GIVEN INSTRUCTION: Your task is to filter the data below down to the lines holding "chart".

DATA LINES:
# # # # #

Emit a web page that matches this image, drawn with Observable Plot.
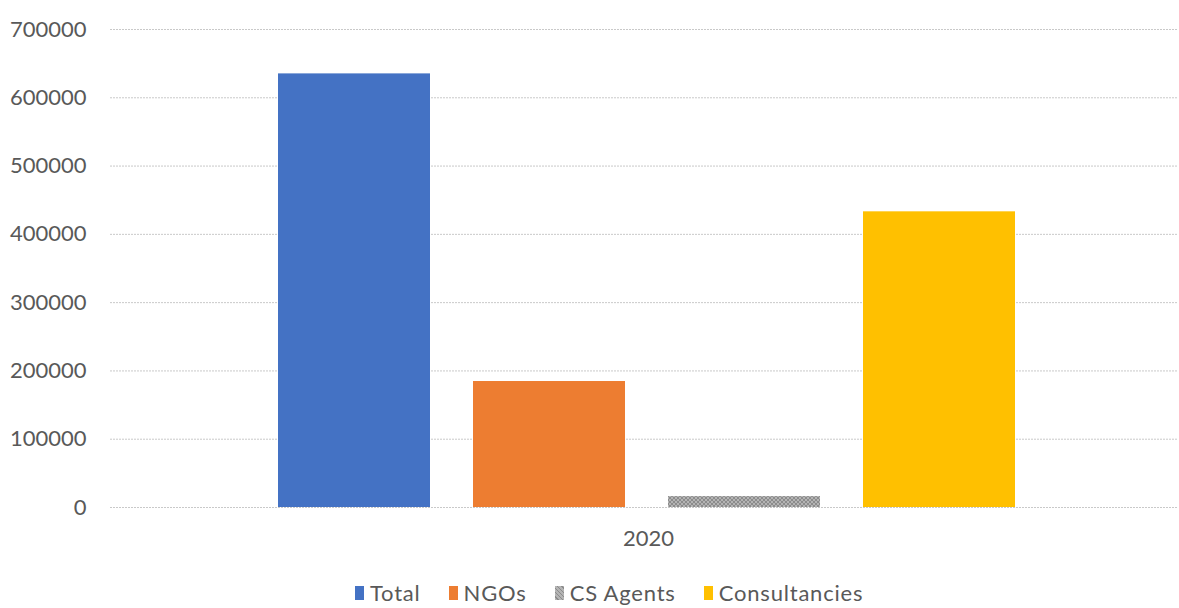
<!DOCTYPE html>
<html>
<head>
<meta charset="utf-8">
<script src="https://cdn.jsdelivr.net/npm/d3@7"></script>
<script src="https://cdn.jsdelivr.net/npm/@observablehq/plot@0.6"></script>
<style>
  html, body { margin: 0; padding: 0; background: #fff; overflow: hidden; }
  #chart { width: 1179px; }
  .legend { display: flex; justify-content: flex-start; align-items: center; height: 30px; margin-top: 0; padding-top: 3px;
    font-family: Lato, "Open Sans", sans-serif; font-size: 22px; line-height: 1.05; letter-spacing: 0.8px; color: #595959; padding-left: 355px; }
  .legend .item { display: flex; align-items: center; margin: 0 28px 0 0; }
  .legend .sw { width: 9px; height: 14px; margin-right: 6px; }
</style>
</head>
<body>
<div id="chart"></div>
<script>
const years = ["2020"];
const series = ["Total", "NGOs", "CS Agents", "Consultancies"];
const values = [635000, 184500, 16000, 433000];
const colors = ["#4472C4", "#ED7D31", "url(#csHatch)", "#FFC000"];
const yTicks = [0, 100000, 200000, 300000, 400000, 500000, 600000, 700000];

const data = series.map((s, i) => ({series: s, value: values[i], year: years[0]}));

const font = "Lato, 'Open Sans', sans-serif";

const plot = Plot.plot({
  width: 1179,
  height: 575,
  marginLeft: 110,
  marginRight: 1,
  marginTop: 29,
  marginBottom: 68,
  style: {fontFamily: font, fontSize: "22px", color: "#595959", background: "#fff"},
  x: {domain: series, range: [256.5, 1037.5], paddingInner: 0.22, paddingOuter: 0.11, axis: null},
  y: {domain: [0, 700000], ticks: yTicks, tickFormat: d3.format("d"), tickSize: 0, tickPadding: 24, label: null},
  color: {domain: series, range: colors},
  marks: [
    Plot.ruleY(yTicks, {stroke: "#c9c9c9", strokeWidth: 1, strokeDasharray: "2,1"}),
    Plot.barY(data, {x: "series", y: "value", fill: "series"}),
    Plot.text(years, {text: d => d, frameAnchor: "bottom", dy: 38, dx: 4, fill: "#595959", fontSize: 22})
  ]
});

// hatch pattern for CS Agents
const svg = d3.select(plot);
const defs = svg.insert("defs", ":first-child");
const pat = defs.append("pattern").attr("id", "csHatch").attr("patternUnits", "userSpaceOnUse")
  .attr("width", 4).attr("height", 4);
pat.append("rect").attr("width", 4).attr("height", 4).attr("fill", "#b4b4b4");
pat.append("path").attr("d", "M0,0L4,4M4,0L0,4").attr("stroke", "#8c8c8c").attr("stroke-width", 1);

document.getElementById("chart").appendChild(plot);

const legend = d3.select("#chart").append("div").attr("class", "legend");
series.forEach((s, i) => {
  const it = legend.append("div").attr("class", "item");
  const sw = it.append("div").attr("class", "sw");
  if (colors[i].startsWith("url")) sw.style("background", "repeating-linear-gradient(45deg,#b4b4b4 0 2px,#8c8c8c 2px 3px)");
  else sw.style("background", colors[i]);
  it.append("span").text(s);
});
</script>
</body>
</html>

# # # # #

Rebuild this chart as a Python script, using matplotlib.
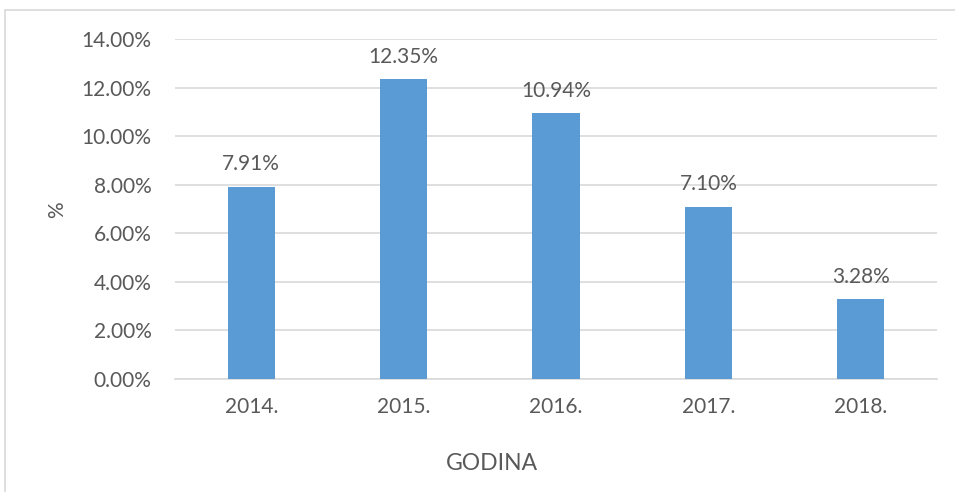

# # # # #

EXERCISE SOLUTION:
  #chart { width: 1179px; }
<div id="chart"></div>
document.getElementById("chart").appendChild(plot);
const legend = d3.select("#chart").append("div").attr("class", "legend");
Rebuild this chart as a Python script, using matplotlib.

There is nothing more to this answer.